The reforms, the arts, all the triumphs of liberty have come by this method. They must wait for the fullness of time. Through all the slowly moving ages, while generation after generation was full of impatience, the work was gradually going forward. Things that seemed impossible in the tenth, in the twentieth century are emblazoned realities. To accomplish this change no miracle was neccessary. The slow, but unceasing toil of nature’s great laws was equal to the task.

This furnishes no reason for indifference or lack of human effort. Man’s earnestness and toil are themselves a part of the power and machinery that God uses to accomplish His purpose. The tears falling by the distant Euphrates did not build Judea’s temple, yet without them the temple would have remained in ruins. The bones of the Vaudois lay white on Alpine heights while the living must wait for justice. But while they waited they prayed and toiled. This did not hasten the chariot of freedom, but it cast up a high-way for its splendid wheels. It was the course of events that brought liberty to the slave in these states; yet the cries of the enslaved, the gentler spirit that had come like a sunbeam to many hearts north and south, the stormy eloquence of Garrison and Phillips, the noble justice of Lincoln, the marching forth of young men, and the awful crash of battle were all agents in producing the onward roll of events.
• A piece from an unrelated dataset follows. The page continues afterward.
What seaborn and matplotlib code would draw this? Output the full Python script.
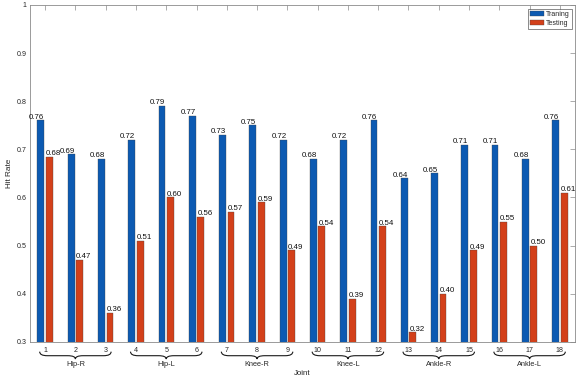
import matplotlib
matplotlib.use('Agg')
import matplotlib.pyplot as plt
import seaborn as sns
import pandas as pd
from matplotlib.path import Path
from matplotlib.patches import PathPatch

# values
joints = [str(i) for i in range(1, 19)]
training = [0.76, 0.69, 0.68, 0.72, 0.79, 0.77, 0.73, 0.75, 0.72,
            0.68, 0.72, 0.76, 0.64, 0.65, 0.71, 0.71, 0.68, 0.76]
testing = [0.684, 0.47, 0.36, 0.51, 0.60, 0.56, 0.57, 0.59, 0.49,
           0.54, 0.39, 0.54, 0.32, 0.40, 0.49, 0.55, 0.50, 0.61]
series_names = ['Traning', 'Testing']
group_names = ['Hip-R', 'Hip-L', 'Knee-R', 'Knee-L', 'Ankle-R', 'Ankle-L']
y_ticks = [0.3, 0.4, 0.5, 0.6, 0.7, 0.8, 0.9, 1.0]
y_tick_labels = ['0.3', '0.4', '0.5', '0.6', '0.7', '0.8', '0.9', '1']

colors = ['#0C5AB2', '#D3401A']
axis_gray = '#8a8a8a'
text_dark = '#262626'

df = pd.DataFrame({
    'Joint': joints * 2,
    'Hit Rate': training + testing,
    'Set': [series_names[0]] * len(joints) + [series_names[1]] * len(joints),
})

sns.set_style('white')
plt.rcParams['font.family'] = ['Liberation Sans', 'DejaVu Sans']

fig = plt.figure(figsize=(5.82, 3.82), dpi=100)
ax = fig.add_axes([0.0515, 0.105, 0.9365, 0.882])

sns.barplot(data=df, x='Joint', y='Hit Rate', hue='Set', order=joints,
            hue_order=series_names, palette=colors, saturation=1,
            width=0.56, gap=0.2, edgecolor='#404040', linewidth=0.25, ax=ax)

ax.set_ylim(0.3, 1.0)
ax.set_xlim(-0.5, len(joints) - 0.5)
ax.set_yticks(y_ticks)
ax.set_yticklabels(y_tick_labels)

for sp in ax.spines.values():
    sp.set_color(axis_gray)
    sp.set_linewidth(0.6)
    sp.set_visible(True)
ax.tick_params(axis='both', direction='in', length=3.5, width=0.5,
               color=axis_gray, labelcolor=text_dark, labelsize=5.1,
               top=True, right=True)
ax.tick_params(axis='x', pad=3.6)
ax.tick_params(axis='y', pad=2.6)

# value labels: training right-aligned at bar edge, testing left-aligned
for k, cont in enumerate(ax.containers):
    for patch in cont.patches:
        h = patch.get_height()
        if k == 0:
            x, ha = patch.get_x() + patch.get_width(), 'right'
        else:
            x, ha = patch.get_x(), 'left'
        ax.annotate(f'{h:.2f}', (x, h), xytext=(0, 1.2), textcoords='offset points',
                    ha=ha, va='baseline', fontsize=5.7, color='#111111')

# curly braces under the tick labels
trans = ax.get_xaxis_transform()
y0, y1, y2 = -0.029, -0.041, -0.051
r = 0.25
for g, name in enumerate(group_names):
    a = g * 3 - 0.18
    b = g * 3 + 2 + 0.18
    m = (a + b) / 2
    verts = [(a, y0), (a, y1), (a + r, y1),
             (m - r, y1), (m, y1), (m, y2),
             (m, y1), (m + r, y1),
             (b - r, y1), (b, y1), (b, y0)]
    codes = [Path.MOVETO, Path.CURVE3, Path.CURVE3,
             Path.LINETO, Path.CURVE3, Path.CURVE3,
             Path.CURVE3, Path.CURVE3,
             Path.LINETO, Path.CURVE3, Path.CURVE3]
    ax.add_patch(PathPatch(Path(verts, codes), transform=trans, fill=False,
                           lw=0.8, edgecolor='#1a1a1a', clip_on=False))
    ax.text(m, -0.066, name, transform=trans, ha='center', va='center',
            fontsize=5.3, color=text_dark)

ax.set_xlabel('Joint', fontsize=5.7, color=text_dark)
ax.xaxis.set_label_coords(0.5, -0.084)
ax.set_ylabel('Hit Rate', fontsize=5.9, color=text_dark)
ax.yaxis.set_label_coords(-0.031, 0.5)

leg = ax.legend(loc='upper right', bbox_to_anchor=(0.994, 0.987), fontsize=5,
                frameon=True, fancybox=False, borderpad=0.25, labelspacing=0.25,
                handlelength=2.1, handleheight=0.8, handletextpad=0.3,
                borderaxespad=0)
leg.get_frame().set_edgecolor('#333333')
leg.get_frame().set_linewidth(0.5)
for t in leg.get_texts():
    t.set_color(text_dark)

fig.savefig('out.png', dpi=100)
If man needs divine assistance in performing his work , God needs man’s help in accomplishing His purpose. God could make the world without the aid of man, but liberty and righteousness are the work of man on the earth. All forms of toil are needed. The anxiety of the philanthropist, the eloquence of the orators, the pleading and prayers of mothers, the sermons, the good books, the hymns of patriotism and religion, the buoyancy of youth, the calm words of age all must combine to usher in the great event for which earth was sphered and sent on its marvellous career.
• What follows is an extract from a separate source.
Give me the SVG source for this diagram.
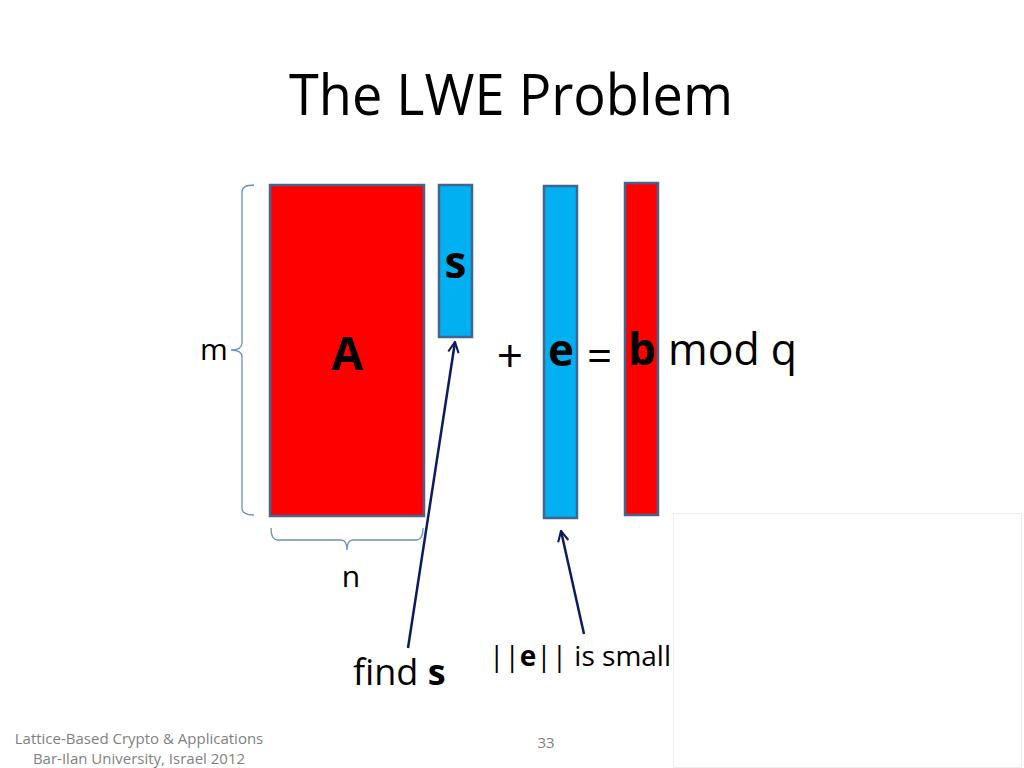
<svg xmlns="http://www.w3.org/2000/svg" width="1024" height="768" viewBox="0 0 1024 768">
<defs>
<style>
.t{font-family:"Open Sans","Noto Sans","Liberation Sans",sans-serif;fill:#000}
.b{font-weight:bold}
.mat{stroke:#41658F;stroke-width:2.5}
.red{fill:#FF0000}
.blue{fill:#00B0F0}
.brace{fill:none;stroke:#6F8FC0;stroke-width:1.3}
.arr{stroke:#0D1B5E;stroke-width:2.5;fill:none;marker-end:url(#ah)}
.foot{font-family:"Open Sans","Noto Sans","Liberation Sans",sans-serif;fill:#7F7F7F;font-size:15px}
</style>
<marker id="ah" viewBox="0 0 12 12" refX="11" refY="6" markerWidth="5" markerHeight="5" orient="auto" markerUnits="strokeWidth">
<path d="M1,1 L11,6 L1,11" fill="none" stroke="#0D1B5E" stroke-width="2"/>
</marker>
</defs>
<rect width="1024" height="768" fill="#FFFFFF"/>
<text class="t" x="289" y="115" font-size="56" textLength="444" lengthAdjust="spacingAndGlyphs">The LWE Problem</text>

<g id="matrixA">
<rect class="mat red" x="270" y="185" width="154" height="331"/>
<text class="t b" x="347" y="370" font-size="46" text-anchor="middle">A</text>
</g>
<g id="vectorS">
<rect class="mat blue" x="439" y="185" width="33" height="152"/>
<text class="t b" x="455.5" y="278" font-size="44" text-anchor="middle">s</text>
</g>
<g id="vectorE">
<rect class="mat blue" x="544" y="186" width="33" height="332"/>
<text class="t b" x="561" y="366" font-size="44" text-anchor="middle">e</text>
</g>
<g id="vectorB">
<rect class="mat red" x="625" y="183" width="33" height="332"/>
<text class="t b" x="642" y="365" font-size="44" text-anchor="middle">b</text>
</g>
<g id="operators">
<text class="t" x="510" y="372" font-size="46" text-anchor="middle">+</text>
<text class="t" x="599.5" y="372" font-size="44" text-anchor="middle">=</text>
<text class="t" x="668" y="365" font-size="44" textLength="129" lengthAdjust="spacingAndGlyphs">mod q</text>
</g>
<g id="braceM">
<path class="brace" d="M254,185 Q242,185 242,192 L242,343 Q242,350 231,350 Q242,350 242,357 L242,508 Q242,515 254,515"/>
<text class="t" x="214" y="360" font-size="30" text-anchor="middle">m</text>
</g>
<g id="braceN">
<path class="brace" d="M271,528 Q271,540 278,540 L341,540 Q347,540 347,550 Q347,540 353,540 L416,540 Q423,540 423,528"/>
<text class="t" x="351" y="587" font-size="30" text-anchor="middle">n</text>
</g>
<g id="connectors">
<line class="arr" x1="408" y1="648" x2="455" y2="342"/>
<line class="arr" x1="584" y1="634" x2="561" y2="531"/>
</g>
<g id="labelFind">
<text class="t" x="353" y="685" font-size="36">find <tspan class="b">s</tspan></text>
</g>
<g id="labelSmall">
<text class="t" x="489" y="666" font-size="28">||<tspan class="b">e</tspan>|| is small</text>
</g>
<rect x="673.5" y="513.5" width="348" height="254" fill="none" stroke="#EDEDED" stroke-width="1"/>
<text class="foot" x="139" y="744" text-anchor="middle">Lattice-Based Crypto &amp; Applications</text>
<text class="foot" x="139" y="764" text-anchor="middle">Bar-Ilan University, Israel 2012</text>
<text class="foot" x="546" y="748" text-anchor="middle">33</text>
</svg>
The German proverb says; ” Was Gott thut ist wokt gethan.” What God does is well done. It is very significant. We should all have care to base our reforms only on sound principles. Thus doing, the results may be longer in coming, but they will be much more satisfactory when they do come. Strong and invincible seem some of the evils that infest society. Long in coming, they cannot be suddenly displaced. The temptation is to run on in advance of law and ask some sudden catastrophe or miracle to do the work that can only be done in nature’ s way. Many an ardent young reformer is perplexed and disheartened be-cause some evils do not fall under his denunciations as suddenly as, in the story, the walls of Jericho fell be-fore the marching and trumpeting priests. He needs to learn the lesson that great results can only be accomplished by great causes. The only reform that itself needs no reformation is the one that comes along the path of law. To each one wishing for the welfare of the world Heaven’s message is; “Courage and patience. Doing thy appointed duty at the appointed time, wait for the result. Never fear. When the hour is right, the sun will rise; and when the right day dawns the victory for which the day was formed in eternity will not fail to keep its appointment with thee.”

The one inference from these reflections is that our world is slowly approaching a greater excellence.
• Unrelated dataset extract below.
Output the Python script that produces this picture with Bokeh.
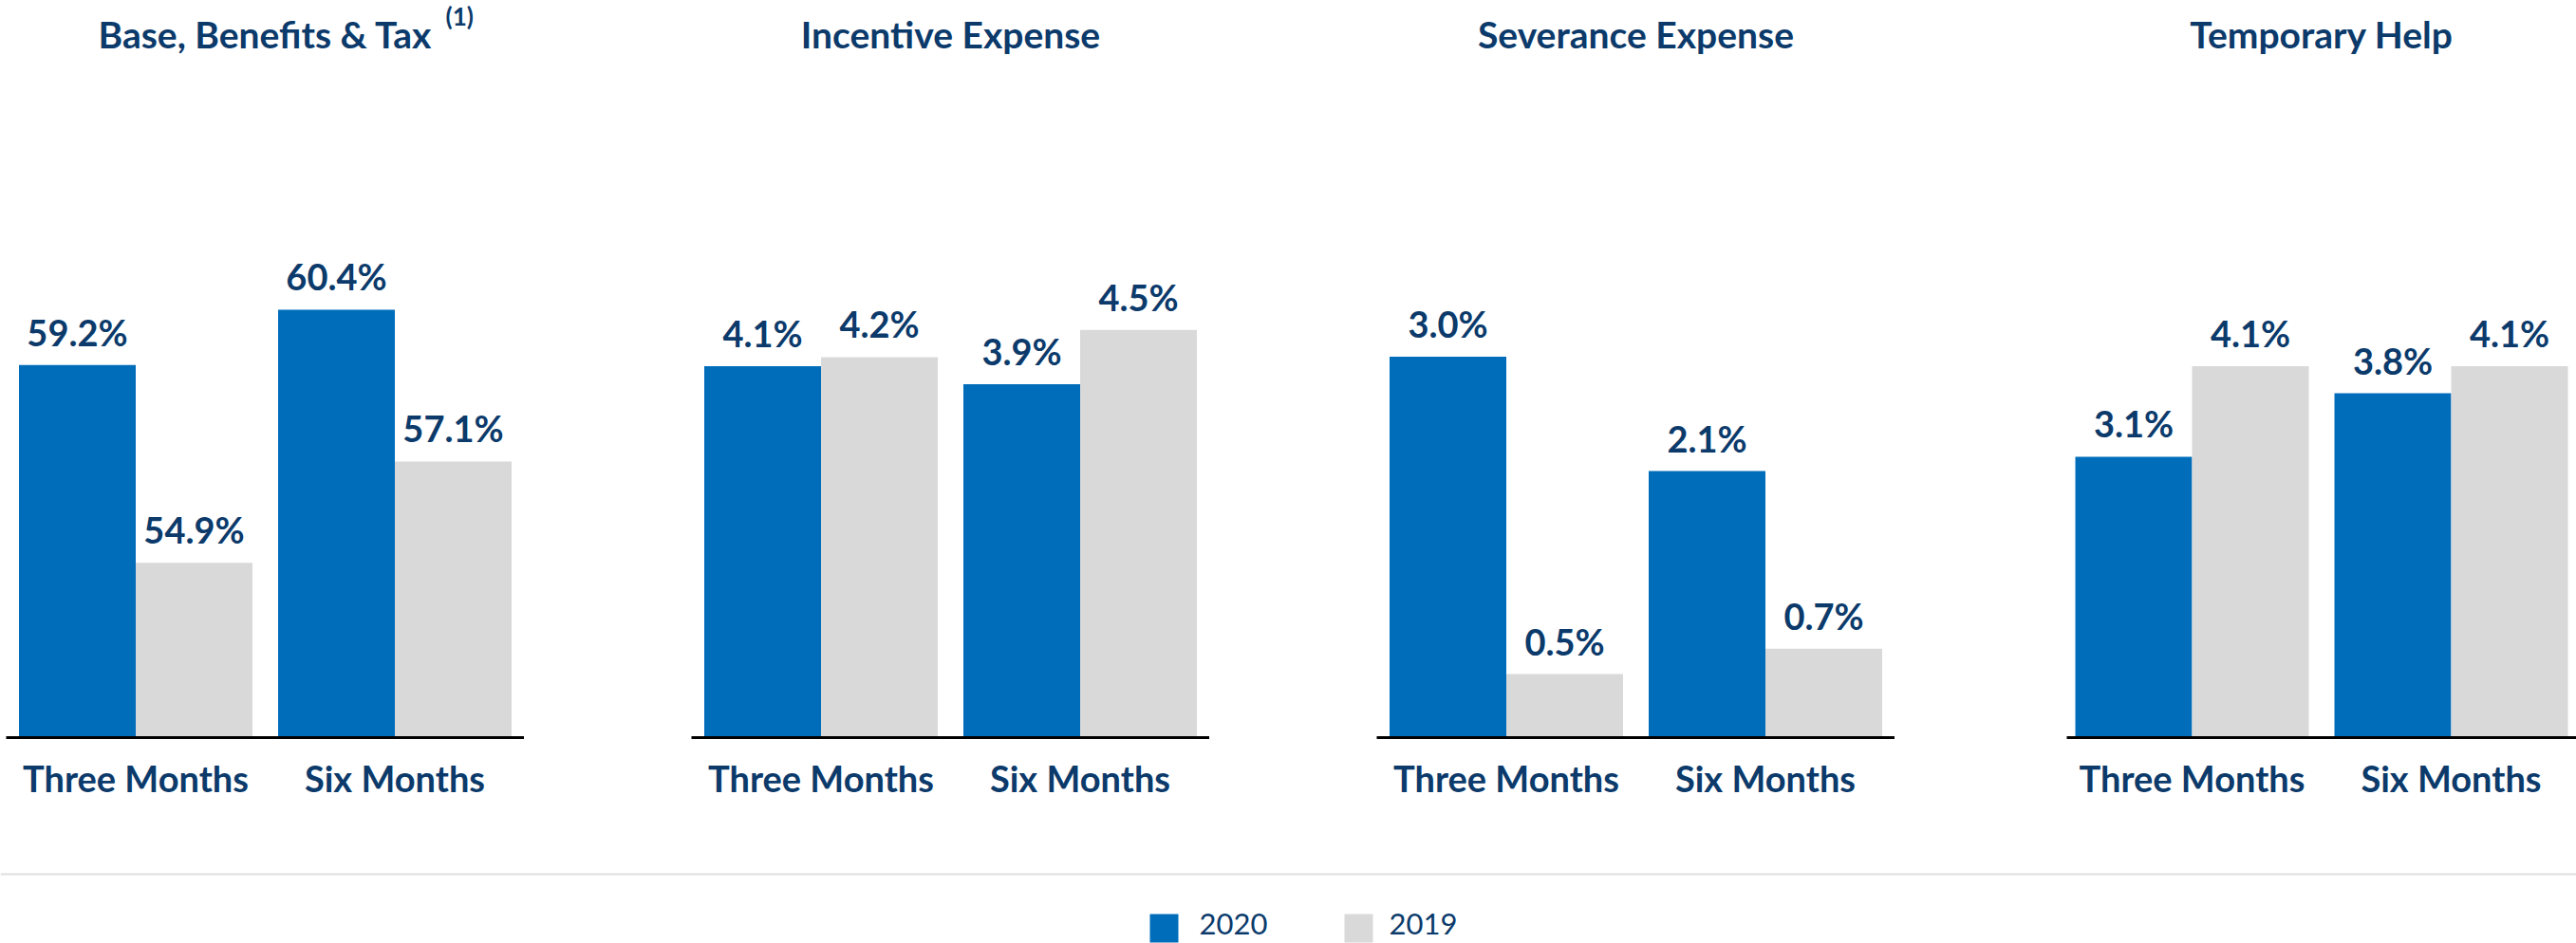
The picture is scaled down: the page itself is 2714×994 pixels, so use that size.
from bokeh.plotting import figure
from bokeh.models import FactorRange, Range1d, ColumnDataSource, Label, Span
from bokeh.transform import dodge
from bokeh.layouts import row, column
from bokeh.embed import file_html
from bokeh.resources import INLINE
from bokeh.core.properties import value

# ---------------- data ----------------
panel_titles = ["Base, Benefits & Tax", "Incentive Expense", "Severance Expense", "Temporary Help"]
title_notes = ["(1)", "", "", ""]
periods = ["Three Months", "Six Months"]
years = ["2020", "2019"]

base_2020 = [59.2, 60.4]
base_2019 = [54.9, 57.1]
incentive_2020 = [4.1, 3.9]
incentive_2019 = [4.2, 4.5]
severance_2020 = [3.0, 2.1]
severance_2019 = [0.5, 0.7]
temp_2020 = [3.1, 3.8]
temp_2019 = [4.1, 4.1]

y_starts = [51.1, 0.0, 0.0, 0.0]
y_ends = [67.12, 8.136, 5.807, 8.136]

# ---------------- style ----------------
C2020 = "#006DBB"
C2019 = "#D9D9D9"
NAVY = "#0B3A6B"
FONT = "Lato"

FRAME_H = 777
BOTTOM = 103
UNIT_PX = 273.0
BAR_W = 123.0 / UNIT_PX
# (min_border_left, frame width)
geoms = [(6, 546), (176, 546), (176, 546), (181, 537)]

series_2020 = [base_2020, incentive_2020, severance_2020, temp_2020]
series_2019 = [base_2019, incentive_2019, severance_2019, temp_2019]

figs = []
for i, title in enumerate(panel_titles):
    bl, fw = geoms[i]
    rp = (fw - 2 * UNIT_PX) / 2.0 / UNIT_PX
    ys, ye = y_starts[i], y_ends[i]
    scale = FRAME_H / (ye - ys)
    p = figure(width=bl + fw, height=FRAME_H + BOTTOM,
               x_range=FactorRange(*periods, range_padding=rp, range_padding_units="absolute"),
               y_range=Range1d(ys, ye),
               output_backend="svg", toolbar_location=None, tools="",
               y_axis_location=None,
               min_border_left=bl, min_border_right=0, min_border_top=0,
               min_border_bottom=BOTTOM, outline_line_color=None)
    p.xgrid.visible = False
    p.ygrid.visible = False

    src = ColumnDataSource(dict(
        period=periods,
        v2020=series_2020[i],
        v2019=series_2019[i],
        l2020=["%.1f%%" % v for v in series_2020[i]],
        l2019=["%.1f%%" % v for v in series_2019[i]],
    ))
    off = BAR_W / 2.0
    p.vbar(x=dodge("period", -off, range=p.x_range), top="v2020", bottom=ys,
           width=BAR_W, source=src, fill_color=C2020, line_color=None)
    p.vbar(x=dodge("period", off, range=p.x_range), top="v2019", bottom=ys,
           width=BAR_W, source=src, fill_color=C2019, line_color=None)
    for key, o in (("2020", -off), ("2019", off)):
        p.text(x=dodge("period", o, range=p.x_range), y="v" + key, text="l" + key,
               source=src, text_align="center", text_baseline="alphabetic",
               y_offset=-35, text_font=value(FONT), text_font_size=value("38px"),
               text_font_style="bold", text_color=NAVY)

    ax = p.xaxis[0]
    ax.axis_line_width = 3
    ax.axis_line_color = "#000000"
    ax.major_tick_line_color = None
    ax.minor_tick_line_color = None
    ax.major_tick_out = 0
    ax.major_tick_in = 0
    ax.major_label_standoff = 19
    ax.major_label_text_font = FONT
    ax.major_label_text_font_size = "38px"
    ax.major_label_text_font_style = "bold"
    ax.major_label_text_color = NAVY

    p.add_layout(Label(x=1.0, y=ye - 35.0 / scale, text=title, text_align="center",
                       text_baseline="alphabetic", text_font=FONT, text_font_size="39px",
                       text_font_style="bold", text_color=NAVY))
    if title_notes[i]:
        p.add_layout(Label(x=1.0, x_offset=190, y=ye - 16.0 / scale, text=title_notes[i],
                           text_align="left", text_baseline="alphabetic", text_font=FONT,
                           text_font_size="26px", text_font_style="bold", text_color=NAVY))
    figs.append(p)

# ---------------- legend strip ----------------
LW, LH = 2714, 114
lf = figure(width=LW, height=LH, x_range=Range1d(0, LW), y_range=Range1d(0, LH),
            output_backend="svg", toolbar_location=None, tools="",
            x_axis_location=None, y_axis_location=None, min_border=0,
            outline_line_color=None)
lf.xgrid.visible = False
lf.ygrid.visible = False
lf.add_layout(Span(location=73, dimension="width", line_color="#DEDEDE", line_width=2))

legend_src = ColumnDataSource(dict(
    year=years,
    color=[C2020, C2019],
    sx=[1226, 1431],
    tx=[1263, 1463],
))
lf.rect(x="sx", y=16, width=30, height=30, source=legend_src,
        fill_color="color", line_color=None)
lf.text(x="tx", y=21, text="year", source=legend_src, text_align="left",
        text_baseline="alphabetic", text_font=value(FONT), text_font_size=value("31px"),
        text_color=NAVY)

layout = column(row(*figs, spacing=0), lf, spacing=0)
open("out.html", "w").write(file_html(layout, INLINE))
Its evils and errors and wanderings will gradually diminish, Infinite power, working through infinite time, brought man here and has brought him thus far on his way. That these agents will continue their work, there is hardly room for a doubt. That man should. be found elsewhere is no more wonderful than that he is found here. The probabilities seem very strong that in some ultimate fullness of time he will find himself standing with his face upturned toward a greater future, ready to add another glorious page to his thrilling history.